## Exercise goal
Leaving out every picture, copy the lines of the data exactly, from the first through the line containing "26.0, 24.0, 22.5];".

================

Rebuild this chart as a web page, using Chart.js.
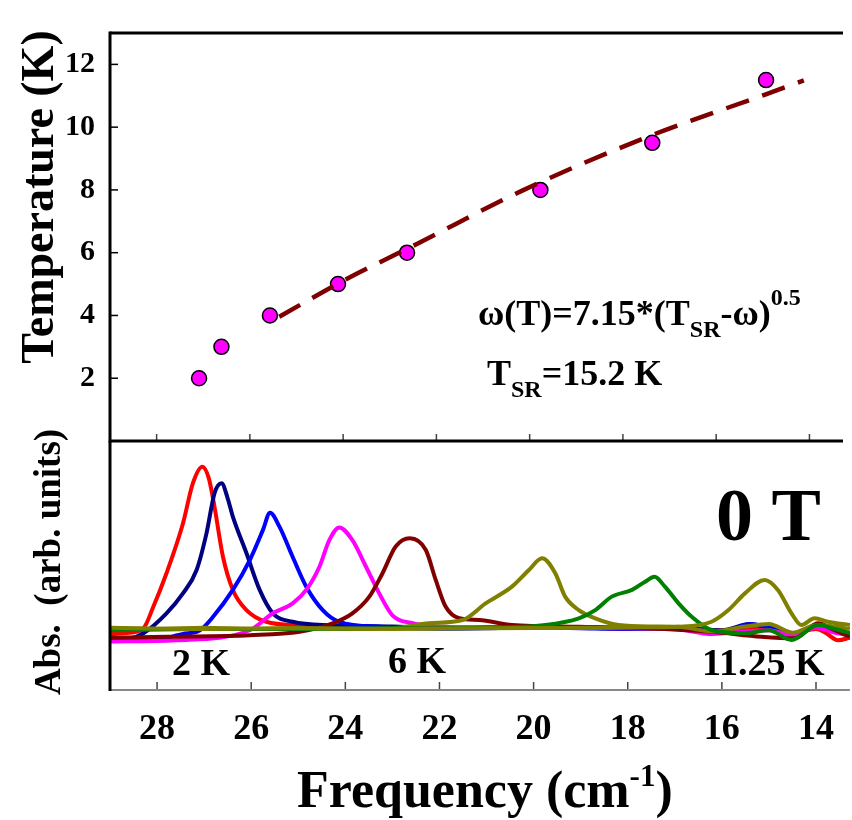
<!DOCTYPE html>
<html>
<head>
<meta charset="utf-8">
<script src="https://cdn.jsdelivr.net/npm/chart.js@4.4.1/dist/chart.umd.min.js"></script>
<style>
  body { margin: 0; background: #fff; }
  #wrap { position: relative; width: 852px; height: 820px; }
  #wrap canvas { position: absolute; left: 0; top: 0; }
</style>
</head>
<body>
<div id="wrap">
  <canvas id="spectra" width="852" height="820"></canvas>
  <canvas id="tempChart" width="852" height="820"></canvas>
</div>
<script>
// Axis ranges and ticks
const xMin = 13.28, xMax = 29;
const freqTicks = [28, 26, 24, 22, 20, 18, 16, 14];
const tempTicks = [2, 4, 6, 8, 10, 12];

// Top panel: peak position vs temperature
const peakFreq = [27.09, 26.61, 25.57, 24.11, 22.63, 19.77, 17.37, 14.93];
const peakTemp = [2, 3, 4, 5, 6, 8, 9.5, 11.5];

// fit curve
const fitFreq = [25.37, 23.99, 22.43, 20.17, 17.49, 14.95, 14.12];
const fitTemp = [3.96, 5.11, 6.27, 7.97, 9.68, 11.04, 11.49];

// Bottom panel: absorption spectra (arb. units)
const redFreq = [29.0, 28.6, 28.29, 28.08, 27.8, 27.45, 27.24, 27.04, 26.9, 26.78, 26.6, 26.39, 26.1, 25.68, 24.97, 24.0, 23.0, 22.0, 21.0, 20.0, 19.0, 18.0, 17.0, 16.0, 15.5, 15.0, 14.5, 14.0, 13.8, 13.53, 13.28];
const redAbs  = [22.5, 23.0, 24.8, 33.4, 46.9, 66.9, 83.0, 89.7, 85.0, 73.6, 53.5, 40.2, 32.1, 27.4, 26.0, 25.5, 25.2, 25.0, 25.2, 25.3, 25.0, 24.8, 24.6, 24.0, 24.3, 25.0, 22.5, 24.5, 23.0, 20.0, 21.0];

const navyFreq = [29.0, 28.6, 28.29, 27.8, 27.45, 27.16, 26.95, 26.78, 26.63, 26.5, 26.39, 26.1, 25.82, 25.54, 25.12, 24.27, 23.0, 22.0, 21.0, 20.0, 19.0, 18.0, 17.0, 16.0, 15.4, 15.0, 14.5, 14.0, 13.6, 13.28];
const navyAbs  = [20.0, 20.5, 22.8, 30.8, 38.8, 48.2, 62.9, 79.0, 83.0, 77.0, 69.6, 54.9, 40.2, 30.8, 27.4, 26.0, 25.5, 25.0, 25.0, 25.2, 25.0, 24.8, 25.0, 24.0, 26.5, 25.0, 22.0, 26.0, 24.0, 22.5];

const blueFreq = [29.0, 28.15, 27.45, 27.09, 26.81, 26.39, 26.03, 25.75, 25.6, 25.4, 25.12, 24.83, 24.48, 24.13, 23.21, 22.0, 21.0, 20.0, 19.0, 18.0, 17.0, 16.0, 15.4, 15.0, 14.5, 14.0, 13.6, 13.28];
const blueAbs  = [20.0, 20.0, 22.5, 24.0, 29.4, 40.2, 52.2, 64.3, 71.2, 65.6, 53.5, 41.5, 32.1, 27.4, 25.4, 24.6, 24.8, 25.2, 24.8, 24.5, 24.8, 23.5, 26.5, 25.0, 22.0, 25.5, 23.5, 22.0];

const magFreq = [29.0, 27.59, 26.03, 25.54, 25.12, 24.83, 24.55, 24.34, 24.13, 23.85, 23.56, 23.28, 23.0, 22.57, 22.0, 21.0, 20.0, 19.0, 18.0, 17.0, 16.2, 15.5, 15.0, 14.5, 14.0, 13.6, 13.28];
const magAbs  = [19.5, 20.0, 24.0, 30.8, 34.8, 40.2, 49.5, 60.2, 65.3, 60.2, 49.5, 38.8, 30.0, 26.8, 25.5, 25.0, 25.2, 25.0, 24.8, 24.5, 22.5, 23.5, 24.0, 22.0, 25.0, 23.0, 22.0];

const maroonFreq = [29.0, 27.8, 26.03, 24.97, 24.27, 23.85, 23.49, 23.21, 22.93, 22.63, 22.29, 22.08, 21.87, 21.58, 21.16, 20.46, 19.04, 17.63, 16.22, 15.16, 14.45, 13.96, 13.6, 13.28];
const maroonAbs  = [21.0, 21.4, 22.0, 23.4, 26.8, 30.8, 37.5, 46.9, 57.6, 60.9, 56.2, 44.2, 33.5, 28.8, 28.1, 26.1, 25.4, 24.8, 23.4, 21.4, 20.8, 26.8, 24.0, 21.4];

const olive1Freq = [29.0, 28.0, 27.0, 26.0, 25.0, 24.0, 23.0, 22.22, 21.51, 21.02, 20.46, 20.10, 19.82, 19.54, 19.33, 19.04, 18.69, 18.19, 17.5, 16.92, 16.2, 15.5, 15.0, 14.5, 14.0, 13.6, 13.28];
const olive1Abs  = [24.5, 24.5, 25.0, 24.5, 24.8, 24.5, 24.8, 26.8, 28.1, 34.8, 41.5, 48.2, 52.9, 46.9, 37.5, 32.1, 28.8, 26.1, 25.5, 25.4, 23.5, 25.5, 26.5, 23.0, 26.0, 25.5, 24.5];

const greenFreq = [29.0, 27.0, 25.0, 23.0, 21.0, 19.75, 19.04, 18.69, 18.34, 17.91, 17.63, 17.43, 17.21, 16.92, 16.64, 16.22, 15.51, 15.0, 14.52, 13.96, 13.6, 13.28];
const greenAbs  = [24.0, 24.5, 24.5, 24.8, 25.0, 26.1, 28.8, 32.1, 37.5, 40.2, 43.5, 45.5, 41.5, 34.8, 29.4, 24.1, 22.8, 24.0, 20.1, 26.1, 24.5, 22.9];

const olive2Freq = [29.0, 27.0, 25.0, 23.0, 21.0, 19.0, 17.5, 16.92, 16.22, 15.86, 15.51, 15.09, 14.81, 14.52, 14.31, 14.03, 13.75, 13.28];
const olive2Abs  = [25.0, 24.5, 24.8, 24.5, 24.8, 25.0, 25.2, 25.4, 27.4, 32.1, 38.8, 44.2, 40.2, 30.8, 26.1, 28.8, 27.4, 26.1];

const serif = "'Liberation Serif', 'Times New Roman', serif";
Chart.defaults.font.family = serif;
Chart.defaults.font.weight = 'bold';
Chart.defaults.color = '#000';

function pts(xs, ys) {
    return xs.map((x, i) => ({ x: x, y: ys[i] }));
}

function line(ctx, x1, y1, x2, y2, w, c) {
    ctx.beginPath();
    ctx.lineWidth = w;
    ctx.strokeStyle = c;
    ctx.moveTo(x1, y1);
    ctx.lineTo(x2, y2);
    ctx.stroke();
}

// draw text made of runs (for sub/superscripts), left aligned
function rich(ctx, x, y, parts) {
    let cx = x;
    ctx.textAlign = 'left';
    ctx.textBaseline = 'alphabetic';
    parts.forEach(([t, size, dy]) => {
        ctx.font = `bold ${size}px ${serif}`;
        ctx.fillText(t, cx, y + dy);
        cx += ctx.measureText(t).width;
    });
}

const topFrame = {
    id: 'topFrame',
    afterDraw(chart) {
        const { ctx, chartArea: a, scales: { x, y } } = chart;
        ctx.save();
        tempTicks.forEach(v => {
            const py = y.getPixelForValue(v);
            line(ctx, a.left, py, a.left + 8, py, 1.5, '#000');
        });
        freqTicks.forEach(v => {
            const px = x.getPixelForValue(v);
            line(ctx, px, a.bottom, px, a.bottom - 7, 1.5, '#444');
        });
        line(ctx, a.left, a.top, a.right, a.top, 3, '#000');
        line(ctx, a.left, a.top - 1.5, a.left, a.bottom + 1.5, 3, '#000');
        line(ctx, a.left, a.bottom, a.right, a.bottom, 3, '#000');

        ctx.fillStyle = '#000';
        rich(ctx, 478, 325, [['ω(T)=7.15*(T', 36, 0], ['SR', 24, 12], ['-ω)', 36, 0], ['0.5', 24, -20]]);
        rich(ctx, 487, 385, [['T', 36, 0], ['SR', 24, 12], ['=15.2 K', 36, 0]]);

        ctx.font = `bold 46px ${serif}`;
        ctx.textAlign = 'center';
        ctx.translate(53, 197);
        ctx.rotate(-Math.PI / 2);
        ctx.fillText('Temperature (K)', 0, 0);
        ctx.restore();
    }
};

const bottomFrame = {
    id: 'bottomFrame',
    afterDraw(chart) {
        const { ctx, chartArea: a, scales: { x } } = chart;
        ctx.save();
        freqTicks.forEach(v => {
            const px = x.getPixelForValue(v);
            line(ctx, px, a.bottom, px, a.bottom - 8, 1.5, '#444');
        });
        line(ctx, a.left, a.bottom, a.right, a.bottom, 2, '#888');
        line(ctx, a.left, a.top, a.left, a.bottom + 1, 3, '#000');

        ctx.fillStyle = '#000';
        rich(ctx, 172, 675, [['2 K', 38, 0]]);
        rich(ctx, 388, 673, [['6 K', 38, 0]]);
        rich(ctx, 702, 675, [['11.25 K', 38, 0]]);
        rich(ctx, 716, 540, [['0 T', 74, 0]]);
        rich(ctx, 297, 807, [['Frequency (cm', 52, 0], ['-1', 31, -21], [')', 52, 0]]);

        ctx.font = `bold 37px ${serif}`;
        ctx.textAlign = 'center';
        ctx.translate(60, 562);
        ctx.rotate(-Math.PI / 2);
        ctx.fillText('Abs.  (arb. units)', 0, 0);
        ctx.restore();
    }
};

// Top chart: temperature vs frequency
new Chart(document.getElementById('tempChart'), {
    type: 'scatter',
    data: {
        datasets: [{
            type: 'line',
            data: pts(fitFreq, fitTemp),
            borderColor: '#7f0000',
            borderWidth: 4.5,
            borderDash: [24, 14],
            pointRadius: 0,
            cubicInterpolationMode: 'monotone',
            order: 0
        }, {
            data: pts(peakFreq, peakTemp),
            backgroundColor: '#ff00ff',
            borderColor: '#000',
            borderWidth: 1.5,
            pointRadius: 7.5,
            order: 1
        }]
    },
    options: {
        responsive: false,
        animation: false,
        events: [],
        layout: { padding: { top: 10, right: 0, bottom: 379, left: 0 } },
        plugins: { legend: { display: false }, tooltip: { enabled: false } },
        scales: {
            x: { type: 'linear', display: false, reverse: true, min: xMin, max: xMax },
            y: {
                min: 0, max: 13,
                afterBuildTicks: s => { s.ticks = tempTicks.map(v => ({ value: v })); },
                afterFit: s => { s.width = 110; },
                grid: { display: false, drawTicks: false },
                border: { display: false },
                ticks: { padding: 15, font: { size: 30, weight: 'bold' } }
            }
        }
    },
    plugins: [topFrame]
});

// Bottom chart: spectra
const spectra = [
    [redFreq, redAbs, '#ff0000'],
    [navyFreq, navyAbs, '#000080'],
    [blueFreq, blueAbs, '#0000ff'],
    [magFreq, magAbs, '#ff00ff'],
    [maroonFreq, maroonAbs, '#800000'],
    [olive1Freq, olive1Abs, '#808000'],
    [greenFreq, greenAbs, '#008000'],
    [olive2Freq, olive2Abs, '#808000']
];

new Chart(document.getElementById('spectra'), {
    type: 'line',
    data: {
        datasets: spectra.map(([f, a, c], i) => ({
            data: pts(f, a),
            borderColor: c,
            borderWidth: 4,
            pointRadius: 0,
            cubicInterpolationMode: 'monotone',
            order: spectra.length - i
        }))
    },
    options: {
        responsive: false,
        animation: false,
        events: [],
        layout: { padding: { top: 441, right: 0, bottom: 0, left: 0 } },
        plugins: { legend: { display: false }, tooltip: { enabled: false } },
        scales: {
            x: {
                type: 'linear', reverse: true, min: xMin, max: xMax,
                afterBuildTicks: s => { s.ticks = freqTicks.map(v => ({ value: v })); },
                afterFit: s => { s.height = 130; },
                grid: { display: false, drawTicks: false },
                border: { display: false },
                ticks: { padding: 18, font: { size: 36, weight: 'bold' } }
            },
            y: {
                min: 0, max: 100,
                afterFit: s => { s.width = 110; },
                ticks: { display: false },
                grid: { display: false, drawTicks: false },
                border: { display: false }
            }
        }
    },
    plugins: [bottomFrame]
});
</script>
</body>
</html>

================

## Result below
Rebuild this chart as a web page, using Chart.js.
<!DOCTYPE html>
<html>
<head>
<meta charset="utf-8">
<script src="https://cdn.jsdelivr.net/npm/chart.js@4.4.1/dist/chart.umd.min.js"></script>
<style>
  body { margin: 0; background: #fff; }
  #wrap { position: relative; width: 852px; height: 820px; }
  #wrap canvas { position: absolute; left: 0; top: 0; }
</style>
</head>
<body>
<div id="wrap">
  <canvas id="spectra" width="852" height="820"></canvas>
  <canvas id="tempChart" width="852" height="820"></canvas>
</div>
<script>
// Axis ranges and ticks
const xMin = 13.28, xMax = 29;
const freqTicks = [28, 26, 24, 22, 20, 18, 16, 14];
const tempTicks = [2, 4, 6, 8, 10, 12];

// Top panel: peak position vs temperature
const peakFreq = [27.09, 26.61, 25.57, 24.11, 22.63, 19.77, 17.37, 14.93];
const peakTemp = [2, 3, 4, 5, 6, 8, 9.5, 11.5];

// fit curve
const fitFreq = [25.37, 23.99, 22.43, 20.17, 17.49, 14.95, 14.12];
const fitTemp = [3.96, 5.11, 6.27, 7.97, 9.68, 11.04, 11.49];

// Bottom panel: absorption spectra (arb. units)
const redFreq = [29.0, 28.6, 28.29, 28.08, 27.8, 27.45, 27.24, 27.04, 26.9, 26.78, 26.6, 26.39, 26.1, 25.68, 24.97, 24.0, 23.0, 22.0, 21.0, 20.0, 19.0, 18.0, 17.0, 16.0, 15.5, 15.0, 14.5, 14.0, 13.8, 13.53, 13.28];
const redAbs  = [22.5, 23.0, 24.8, 33.4, 46.9, 66.9, 83.0, 89.7, 85.0, 73.6, 53.5, 40.2, 32.1, 27.4, 26.0, 25.5, 25.2, 25.0, 25.2, 25.3, 25.0, 24.8, 24.6, 24.0, 24.3, 25.0, 22.5, 24.5, 23.0, 20.0, 21.0];

const navyFreq = [29.0, 28.6, 28.29, 27.8, 27.45, 27.16, 26.95, 26.78, 26.63, 26.5, 26.39, 26.1, 25.82, 25.54, 25.12, 24.27, 23.0, 22.0, 21.0, 20.0, 19.0, 18.0, 17.0, 16.0, 15.4, 15.0, 14.5, 14.0, 13.6, 13.28];
const navyAbs  = [20.0, 20.5, 22.8, 30.8, 38.8, 48.2, 62.9, 79.0, 83.0, 77.0, 69.6, 54.9, 40.2, 30.8, 27.4, 26.0, 25.5, 25.0, 25.0, 25.2, 25.0, 24.8, 25.0, 24.0, 26.5, 25.0, 22.0, 26.0, 24.0, 22.5];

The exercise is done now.